# WHAT YOU HAVE TO DO
Only the lines from the top of the listing below to the line that has "Cost ( Millions" should be echoed, with both ends kept and pictures left out.

# INFORMATION PROVIDED
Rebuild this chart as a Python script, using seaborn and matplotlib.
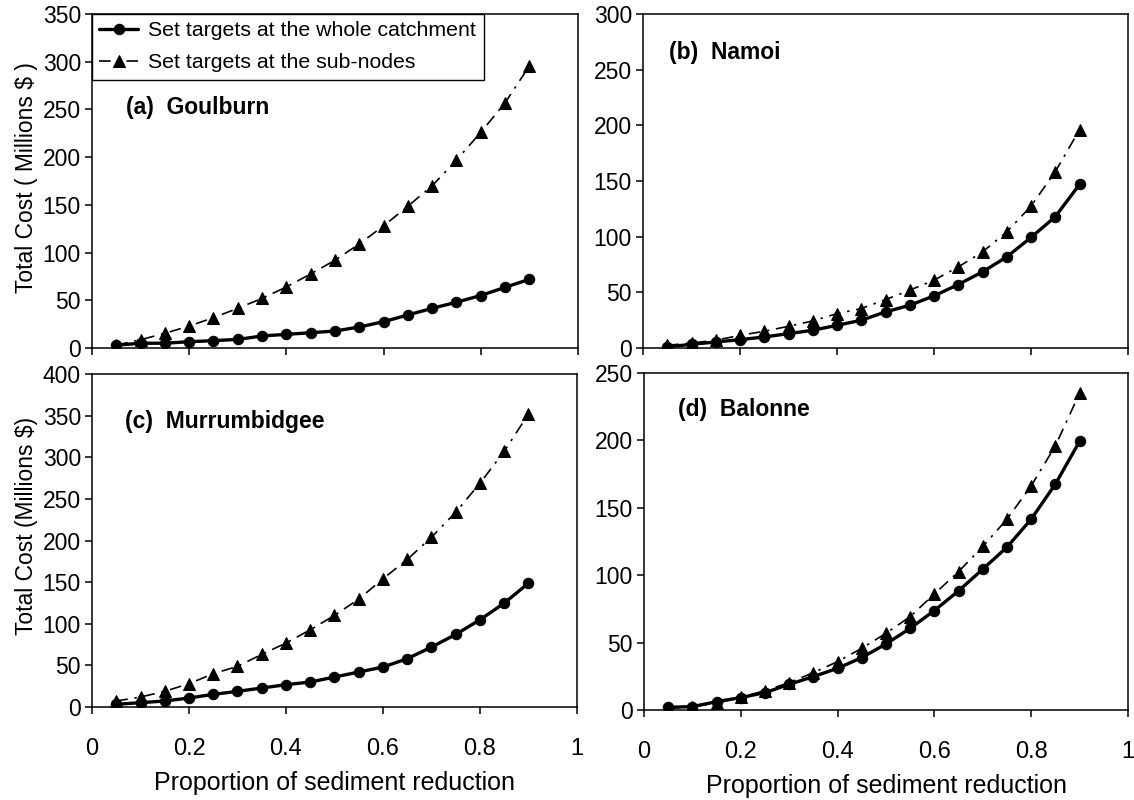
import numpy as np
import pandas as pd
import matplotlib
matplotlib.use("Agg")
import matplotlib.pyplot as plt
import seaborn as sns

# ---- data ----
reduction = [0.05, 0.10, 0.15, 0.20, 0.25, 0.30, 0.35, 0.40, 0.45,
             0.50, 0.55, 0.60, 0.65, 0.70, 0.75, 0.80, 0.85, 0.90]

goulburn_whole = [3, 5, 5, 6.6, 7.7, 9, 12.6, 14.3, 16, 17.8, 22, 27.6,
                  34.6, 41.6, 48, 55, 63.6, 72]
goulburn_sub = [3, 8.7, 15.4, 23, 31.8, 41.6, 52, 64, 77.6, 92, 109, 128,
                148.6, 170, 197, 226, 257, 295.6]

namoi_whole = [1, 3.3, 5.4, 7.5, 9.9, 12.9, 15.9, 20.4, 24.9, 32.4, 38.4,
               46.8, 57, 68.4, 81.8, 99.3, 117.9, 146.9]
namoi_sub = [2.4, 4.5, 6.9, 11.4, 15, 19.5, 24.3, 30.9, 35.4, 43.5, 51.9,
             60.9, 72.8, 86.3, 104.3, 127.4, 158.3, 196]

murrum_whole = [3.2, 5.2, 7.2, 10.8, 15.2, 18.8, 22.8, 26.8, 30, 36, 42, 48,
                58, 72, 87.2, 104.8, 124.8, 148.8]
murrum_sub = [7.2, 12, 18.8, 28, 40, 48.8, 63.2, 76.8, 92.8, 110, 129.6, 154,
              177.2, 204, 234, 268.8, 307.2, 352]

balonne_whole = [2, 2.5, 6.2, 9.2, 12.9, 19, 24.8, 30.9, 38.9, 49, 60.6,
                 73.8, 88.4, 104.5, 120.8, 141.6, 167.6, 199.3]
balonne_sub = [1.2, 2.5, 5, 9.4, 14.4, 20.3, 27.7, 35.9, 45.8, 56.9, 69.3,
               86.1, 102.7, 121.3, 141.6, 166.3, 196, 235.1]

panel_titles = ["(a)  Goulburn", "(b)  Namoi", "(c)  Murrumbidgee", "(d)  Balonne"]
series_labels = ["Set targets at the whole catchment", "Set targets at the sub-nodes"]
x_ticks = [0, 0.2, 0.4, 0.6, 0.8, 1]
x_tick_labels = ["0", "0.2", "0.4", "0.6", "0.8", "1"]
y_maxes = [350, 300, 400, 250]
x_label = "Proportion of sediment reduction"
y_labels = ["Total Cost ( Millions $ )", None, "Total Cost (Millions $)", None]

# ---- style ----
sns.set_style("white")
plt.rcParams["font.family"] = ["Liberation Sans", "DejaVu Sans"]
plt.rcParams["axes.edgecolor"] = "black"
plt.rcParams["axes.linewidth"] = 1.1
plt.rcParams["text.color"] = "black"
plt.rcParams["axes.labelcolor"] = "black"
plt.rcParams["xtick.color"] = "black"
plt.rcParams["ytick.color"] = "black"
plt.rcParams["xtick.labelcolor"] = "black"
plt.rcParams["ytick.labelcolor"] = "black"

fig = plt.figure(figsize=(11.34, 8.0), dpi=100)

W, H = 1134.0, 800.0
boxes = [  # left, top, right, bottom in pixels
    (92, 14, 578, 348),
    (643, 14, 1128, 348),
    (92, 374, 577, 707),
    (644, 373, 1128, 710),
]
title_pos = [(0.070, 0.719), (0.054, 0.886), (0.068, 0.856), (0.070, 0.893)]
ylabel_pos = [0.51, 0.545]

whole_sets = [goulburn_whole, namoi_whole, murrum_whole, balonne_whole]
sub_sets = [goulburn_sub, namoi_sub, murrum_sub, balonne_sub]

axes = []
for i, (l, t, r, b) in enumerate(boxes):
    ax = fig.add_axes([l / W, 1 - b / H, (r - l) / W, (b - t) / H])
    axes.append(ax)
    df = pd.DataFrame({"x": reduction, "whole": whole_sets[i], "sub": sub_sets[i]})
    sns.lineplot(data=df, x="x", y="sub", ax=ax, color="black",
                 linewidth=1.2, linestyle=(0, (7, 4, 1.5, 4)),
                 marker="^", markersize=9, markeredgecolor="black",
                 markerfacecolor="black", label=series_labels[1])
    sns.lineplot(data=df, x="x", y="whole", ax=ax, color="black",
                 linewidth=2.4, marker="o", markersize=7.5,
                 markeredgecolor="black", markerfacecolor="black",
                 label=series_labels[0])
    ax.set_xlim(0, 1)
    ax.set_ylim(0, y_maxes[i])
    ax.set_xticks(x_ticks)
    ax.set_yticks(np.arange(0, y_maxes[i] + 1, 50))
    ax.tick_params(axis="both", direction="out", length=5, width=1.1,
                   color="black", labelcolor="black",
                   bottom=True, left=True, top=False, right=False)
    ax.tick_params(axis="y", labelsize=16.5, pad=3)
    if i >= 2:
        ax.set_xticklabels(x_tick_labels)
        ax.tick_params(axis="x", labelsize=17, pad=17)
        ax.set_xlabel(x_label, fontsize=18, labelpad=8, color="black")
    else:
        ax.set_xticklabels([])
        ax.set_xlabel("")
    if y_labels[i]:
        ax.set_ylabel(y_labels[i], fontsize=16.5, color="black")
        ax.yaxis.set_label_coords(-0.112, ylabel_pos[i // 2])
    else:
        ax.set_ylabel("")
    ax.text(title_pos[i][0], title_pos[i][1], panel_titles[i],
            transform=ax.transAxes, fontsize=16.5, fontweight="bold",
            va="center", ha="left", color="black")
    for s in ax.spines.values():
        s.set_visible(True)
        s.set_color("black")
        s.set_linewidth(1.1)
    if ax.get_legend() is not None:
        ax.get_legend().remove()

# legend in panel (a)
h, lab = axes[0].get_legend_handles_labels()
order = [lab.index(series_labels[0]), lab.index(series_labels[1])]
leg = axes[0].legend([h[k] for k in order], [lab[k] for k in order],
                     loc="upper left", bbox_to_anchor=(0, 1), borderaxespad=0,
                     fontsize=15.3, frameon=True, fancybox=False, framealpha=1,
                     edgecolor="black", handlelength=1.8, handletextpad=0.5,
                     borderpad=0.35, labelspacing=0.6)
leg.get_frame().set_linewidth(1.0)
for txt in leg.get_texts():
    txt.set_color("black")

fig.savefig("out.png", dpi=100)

# FULL OUTPUT
Rebuild this chart as a Python script, using seaborn and matplotlib.
import numpy as np
import pandas as pd
import matplotlib
matplotlib.use("Agg")
import matplotlib.pyplot as plt
import seaborn as sns

# ---- data ----
reduction = [0.05, 0.10, 0.15, 0.20, 0.25, 0.30, 0.35, 0.40, 0.45,
             0.50, 0.55, 0.60, 0.65, 0.70, 0.75, 0.80, 0.85, 0.90]

goulburn_whole = [3, 5, 5, 6.6, 7.7, 9, 12.6, 14.3, 16, 17.8, 22, 27.6,
                  34.6, 41.6, 48, 55, 63.6, 72]
goulburn_sub = [3, 8.7, 15.4, 23, 31.8, 41.6, 52, 64, 77.6, 92, 109, 128,
                148.6, 170, 197, 226, 257, 295.6]

namoi_whole = [1, 3.3, 5.4, 7.5, 9.9, 12.9, 15.9, 20.4, 24.9, 32.4, 38.4,
               46.8, 57, 68.4, 81.8, 99.3, 117.9, 146.9]
namoi_sub = [2.4, 4.5, 6.9, 11.4, 15, 19.5, 24.3, 30.9, 35.4, 43.5, 51.9,
             60.9, 72.8, 86.3, 104.3, 127.4, 158.3, 196]

murrum_whole = [3.2, 5.2, 7.2, 10.8, 15.2, 18.8, 22.8, 26.8, 30, 36, 42, 48,
                58, 72, 87.2, 104.8, 124.8, 148.8]
murrum_sub = [7.2, 12, 18.8, 28, 40, 48.8, 63.2, 76.8, 92.8, 110, 129.6, 154,
              177.2, 204, 234, 268.8, 307.2, 352]

balonne_whole = [2, 2.5, 6.2, 9.2, 12.9, 19, 24.8, 30.9, 38.9, 49, 60.6,
                 73.8, 88.4, 104.5, 120.8, 141.6, 167.6, 199.3]
balonne_sub = [1.2, 2.5, 5, 9.4, 14.4, 20.3, 27.7, 35.9, 45.8, 56.9, 69.3,
               86.1, 102.7, 121.3, 141.6, 166.3, 196, 235.1]

panel_titles = ["(a)  Goulburn", "(b)  Namoi", "(c)  Murrumbidgee", "(d)  Balonne"]
series_labels = ["Set targets at the whole catchment", "Set targets at the sub-nodes"]
x_ticks = [0, 0.2, 0.4, 0.6, 0.8, 1]
x_tick_labels = ["0", "0.2", "0.4", "0.6", "0.8", "1"]
y_maxes = [350, 300, 400, 250]
x_label = "Proportion of sediment reduction"
y_labels = ["Total Cost ( Millions $ )", None, "Total Cost (Millions $)", None]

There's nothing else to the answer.